Work to complete
From the first line of the listing below, retype each line up to and including the one with "['#2f73dd', '#2aa86a', '#ee4848', '#e0aa10', '#bb80e0']"; pictures stay out.

Data excerpt
════
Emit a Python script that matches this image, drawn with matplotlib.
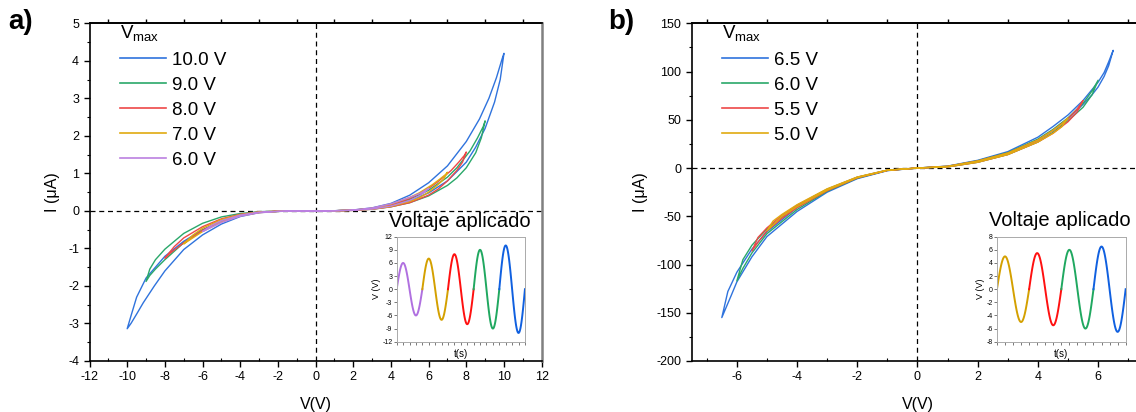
import numpy as np
import matplotlib.pyplot as plt
from matplotlib.ticker import MultipleLocator

plt.rcParams['font.family'] = ['Liberation Sans', 'DejaVu Sans']
plt.rcParams['axes.unicode_minus'] = False

# ---- panel a) loops (V in volts, I in uA) ----
labels_a = ['10.0 V', '9.0 V', '8.0 V', '7.0 V', '6.0 V']
colors_a = ['#2f73dd', '#2aa86a', '#ee4848', '#e0aa10', '#bb80e0']

# each loop: 0 -> +Vmax -> 0 -> -Vmax -> 0
v_a_blue = [0, 1, 2, 3, 4, 5, 6, 7, 8, 8.5, 9, 9.5, 9.8, 10,
            9.9, 9.6, 9.2, 8.7, 8, 7, 6, 5, 4, 3, 2, 1, 0,
            -1, -2, -3, -4, -5, -6, -7, -8, -8.5, -9, -9.5, -9.8, -10,
            -9.8, -9.5, -9.15, -8.56, -8, -7, -6, -5, -4, -3, -2, -1, 0]
i_a_blue = [0, 0.005, 0.02, 0.06, 0.14, 0.27, 0.48, 0.8, 1.3, 1.7, 2.2, 2.9, 3.5, 4.2,
            4.05, 3.55, 3.0, 2.45, 1.85, 1.2, 0.75, 0.42, 0.2, 0.08, 0.025, 0.005, 0,
            -0.003, -0.01, -0.035, -0.12, -0.28, -0.5, -0.81, -1.21, -1.5, -1.79, -2.3, -2.8, -3.14,
            -3.0, -2.75, -2.45, -2.0, -1.6, -1.03, -0.64, -0.35, -0.15, -0.045, -0.012, -0.003, 0]

v_a_green = [0, 1, 2, 3, 4, 5, 6, 7, 7.5, 8, 8.5, 8.8, 9,
             8.9, 8.6, 8.2, 7.5, 7, 6, 5, 4, 3, 2, 1, 0,
             -1, -2, -3, -4, -5, -6, -7, -8, -8.5, -8.8, -9,
             -8.8, -8.5, -8, -7, -6, -5, -4, -3, -2, -1, 0]
i_a_green = [0, 0.004, 0.015, 0.045, 0.11, 0.22, 0.4, 0.68, 0.88, 1.15, 1.55, 1.95, 2.4,
             2.25, 1.95, 1.6, 1.15, 0.9, 0.55, 0.31, 0.16, 0.065, 0.02, 0.004, 0,
             -0.002, -0.008, -0.02, -0.07, -0.16, -0.33, -0.6, -1.02, -1.3, -1.55, -1.88,
             -1.72, -1.55, -1.3, -0.85, -0.52, -0.28, -0.12, -0.04, -0.01, -0.002, 0]

v_a_red = [0, 1, 2, 3, 4, 5, 6, 6.5, 7, 7.5, 7.8, 8,
           7.9, 7.6, 7.2, 6.5, 6, 5, 4, 3, 2, 1, 0,
           -1, -2, -3, -4, -5, -6, -7, -7.5, -8,
           -7.7, -7, -6, -5, -4, -3, -2, -1, 0]
i_a_red = [0, 0.004, 0.015, 0.045, 0.11, 0.22, 0.42, 0.58, 0.8, 1.08, 1.3, 1.57,
           1.48, 1.3, 1.08, 0.78, 0.6, 0.33, 0.16, 0.065, 0.02, 0.004, 0,
           -0.002, -0.009, -0.028, -0.09, -0.21, -0.42, -0.72, -0.95, -1.26,
           -1.12, -0.85, -0.52, -0.27, -0.12, -0.04, -0.01, -0.002, 0]

v_a_orange = [0, 1, 2, 3, 4, 5, 5.5, 6, 6.5, 6.8, 7,
              6.9, 6.6, 6.2, 5.5, 5, 4, 3, 2, 1, 0,
              -1, -2, -3, -4, -5, -6, -6.5, -7,
              -6.7, -6, -5, -4, -3, -2, -1, 0]
i_a_orange = [0, 0.004, 0.015, 0.05, 0.12, 0.25, 0.35, 0.5, 0.7, 0.85, 1.03,
              0.97, 0.85, 0.7, 0.48, 0.36, 0.18, 0.07, 0.022, 0.004, 0,
              -0.002, -0.009, -0.03, -0.1, -0.23, -0.46, -0.64, -0.88,
              -0.78, -0.55, -0.29, -0.13, -0.045, -0.012, -0.002, 0]

v_a_purple = [0, 1, 2, 3, 4, 5, 5.5, 5.8, 6,
              5.9, 5.6, 5, 4, 3, 2, 1, 0,
              -1, -2, -3, -4, -5, -5.5, -6,
              -5.7, -5, -4, -3, -2, -1, 0]
i_a_purple = [0, 0.004, 0.015, 0.05, 0.13, 0.28, 0.4, 0.5, 0.6,
              0.57, 0.48, 0.36, 0.19, 0.08, 0.025, 0.005, 0,
              -0.002, -0.01, -0.033, -0.11, -0.26, -0.38, -0.55,
              -0.48, -0.31, -0.14, -0.05, -0.013, -0.002, 0]

# ---- panel b) loops ----
labels_b = ['6.5 V', '6.0 V', '5.5 V', '5.0 V']
colors_b = ['#2f73dd', '#2aa86a', '#ee4848', '#e0aa10']

v_b_blue = [0, 1, 2, 3, 4, 4.5, 5, 5.5, 5.8, 6, 6.2, 6.35, 6.5,
            6.35, 6.2, 6, 5.5, 5, 4.5, 4, 3, 2, 1, 0,
            -1, -2, -3, -4, -5, -5.5, -6, -6.3, -6.5,
            -6.2, -6, -5.5, -5, -4, -3, -2, -1, 0]
i_b_blue = [0, 1.3, 6.5, 15, 29, 39, 51, 66, 76, 84, 95, 106, 122,
            110, 99, 89, 70, 55, 43, 32, 17, 8, 2, 0,
            -2.3, -10, -23, -41, -66, -84, -108, -128, -155,
            -133, -118, -92, -71, -45, -25, -11, -2.7, 0]

v_b_green = [0, 1, 2, 3, 4, 4.5, 5, 5.5, 5.8, 6,
             5.8, 5.5, 5, 4.5, 4, 3, 2, 1, 0,
             -1, -2, -3, -4, -5, -5.5, -5.8, -6,
             -5.8, -5.5, -5, -4, -3, -2, -1, 0]
i_b_green = [0, 1.2, 6, 14, 27, 37, 49, 63, 76, 91,
             80, 67, 52, 40, 30, 16, 7.5, 1.8, 0,
             -2.2, -9.5, -22, -39, -63, -80, -95, -117,
             -104, -88, -68, -43, -24, -10.5, -2.5, 0]

v_b_red = [0, 1, 2, 3, 4, 4.5, 5, 5.3, 5.5,
           5.3, 5, 4.5, 4, 3, 2, 1, 0,
           -1, -2, -3, -4, -4.5, -5, -5.3, -5.5,
           -5.3, -5, -4.5, -4, -3, -2, -1, 0]
i_b_red = [0, 1.2, 6, 14, 27, 36, 48, 58, 70,
           61, 51, 39, 29, 15.5, 7.3, 1.8, 0,
           -2.2, -9.5, -22, -38.5, -49, -62, -72, -86,
           -77, -65, -52, -41, -23.5, -10.2, -2.5, 0]

v_b_orange = [0, 1, 2, 3, 4, 4.5, 4.8, 5,
              4.8, 4.5, 4, 3, 2, 1, 0,
              -1, -2, -3, -4, -4.5, -4.8, -5,
              -4.8, -4.5, -4, -3, -2, -1, 0]
i_b_orange = [0, 1.2, 6, 14, 27, 36, 43, 52,
              46, 39, 29, 15.5, 7.3, 1.8, 0,
              -2.1, -9.3, -21.5, -38, -48, -55, -65,
              -59, -50, -40, -23, -10, -2.4, 0]

# ---- insets: amplitude of each applied cycle ----
amp_a = [6, 7, 8, 9, 10]
inset_colors_a = ['#b070e0', '#d4a000', '#ff1010', '#20a860', '#1060e0']
amp_b = [5, 5.5, 6, 6.5]
inset_colors_b = ['#d4a000', '#ff1010', '#20a860', '#1060e0']

loops_a = [(v_a_blue, i_a_blue), (v_a_green, i_a_green), (v_a_red, i_a_red),
           (v_a_orange, i_a_orange), (v_a_purple, i_a_purple)]
loops_b = [(v_b_blue, i_b_blue), (v_b_green, i_b_green), (v_b_red, i_b_red),
           (v_b_orange, i_b_orange)]

fig = plt.figure(figsize=(11.36, 4.12), dpi=100)
ax_a = fig.add_axes([0.0788, 0.1238, 0.398, 0.8196])
ax_b = fig.add_axes([0.6089, 0.1238, 0.3975, 0.8196])


def style_main(ax, odd_top):
    ax.axhline(0, color='k', ls=(0, (4, 3)), lw=0.9, zorder=1)
    ax.axvline(0, color='k', ls=(0, (4, 3)), lw=0.9, zorder=1)
    ax.set_xlabel('V(V)', fontsize=11.5, labelpad=10)
    ax.set_ylabel('I (\u03bcA)', fontsize=11.5, labelpad=6)
    ax.tick_params(which='major', direction='out', length=4, width=1, labelsize=9)
    ax.tick_params(which='minor', direction='out', length=2.5, width=0.8)
    ax.tick_params(axis='x', which='minor', direction='in')
    for s in ['left', 'top', 'bottom']:
        ax.spines[s].set_linewidth(1.2)
    ax.spines['right'].set_color('#808080')
    ax.spines['right'].set_linewidth(1.8)
    top = ax.secondary_xaxis('top')
    top.set_xticks(odd_top, labels=[])
    top.tick_params(direction='out', length=3, width=1)
    top.spines['top'].set_linewidth(1.2)


def make_inset(rect, amps, cols, ylim, ystep, title, title_xy):
    ins = fig.add_axes(rect)
    for k, (A, c) in enumerate(zip(amps, cols)):
        t = np.linspace(k, k + 1, 80)
        ins.plot(t, A * np.sin(2 * np.pi * (t - k)), color=c, lw=1.4)
    ins.set_xlim(0, len(amps))
    ins.set_ylim(*ylim)
    ins.set_yticks(np.arange(ylim[0], ylim[1] + 0.1, ystep))
    ins.set_xticks(np.arange(0, len(amps) + 0.01, 0.25), labels=[])
    ins.tick_params(labelsize=5, length=2, width=0.5, pad=1, colors='#444444')
    ins.tick_params(axis='y', labelcolor='k')
    for s in ins.spines.values():
        s.set_color('#aaaaaa')
        s.set_linewidth(0.7)
    ins.set_xlabel('t(s)', fontsize=7, labelpad=2)
    ins.set_ylabel('V (V)', fontsize=6.5, labelpad=1)
    fig.text(title_xy[0], title_xy[1], title, fontsize=14.5, ha='center', va='center')
    return ins


for (v, i), c, lab in zip(loops_a, colors_a, labels_a):
    ax_a.plot(v, i, color=c, lw=1.0, label=lab)
ax_a.set_xlim(-12, 12)
ax_a.set_ylim(-4, 5)
ax_a.xaxis.set_major_locator(MultipleLocator(2))
ax_a.xaxis.set_minor_locator(MultipleLocator(1))
ax_a.yaxis.set_major_locator(MultipleLocator(1))
ax_a.yaxis.set_minor_locator(MultipleLocator(0.5))
style_main(ax_a, np.arange(-11, 12, 2))

for (v, i), c, lab in zip(loops_b, colors_b, labels_b):
    ax_b.plot(v, i, color=c, lw=1.0, label=lab)
ax_b.set_xlim(-7.5, 7.5)
ax_b.set_ylim(-200, 150)
ax_b.xaxis.set_major_locator(MultipleLocator(2))
ax_b.xaxis.set_minor_locator(MultipleLocator(1))
ax_b.yaxis.set_major_locator(MultipleLocator(50))
ax_b.yaxis.set_minor_locator(MultipleLocator(25))
style_main(ax_b, np.arange(-7, 8, 2))

for ax in (ax_a, ax_b):
    leg = ax.legend(loc='upper left', bbox_to_anchor=(0.068, 1.0), frameon=False,
                    title='V$_{\\mathregular{max}}$', fontsize=13.5, title_fontsize=13.5,
                    handlelength=2.45, handletextpad=0.3, labelspacing=0.42,
                    borderpad=0, borderaxespad=0)
    leg._legend_box.align = 'left'
    for line in leg.get_lines():
        line.set_linewidth(1.2)

make_inset([0.3492, 0.1706, 0.1129, 0.2549], amp_a, inset_colors_a, (-12, 12), 3,
           'Voltaje aplicado', (0.4044, 0.462))
make_inset([0.8776, 0.1706, 0.1133, 0.2549], amp_b, inset_colors_b, (-8, 8), 2,
           'Voltaje aplicado', (0.933, 0.464))

fig.text(0.007, 0.946, 'a)', fontsize=20, fontweight='bold', va='center')
fig.text(0.535, 0.946, 'b)', fontsize=20, fontweight='bold', va='center')

fig.savefig('out.png', dpi=100)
════
Solution
Emit a Python script that matches this image, drawn with matplotlib.
import numpy as np
import matplotlib.pyplot as plt
from matplotlib.ticker import MultipleLocator

plt.rcParams['font.family'] = ['Liberation Sans', 'DejaVu Sans']
plt.rcParams['axes.unicode_minus'] = False

# ---- panel a) loops (V in volts, I in uA) ----
labels_a = ['10.0 V', '9.0 V', '8.0 V', '7.0 V', '6.0 V']
colors_a = ['#2f73dd', '#2aa86a', '#ee4848', '#e0aa10', '#bb80e0']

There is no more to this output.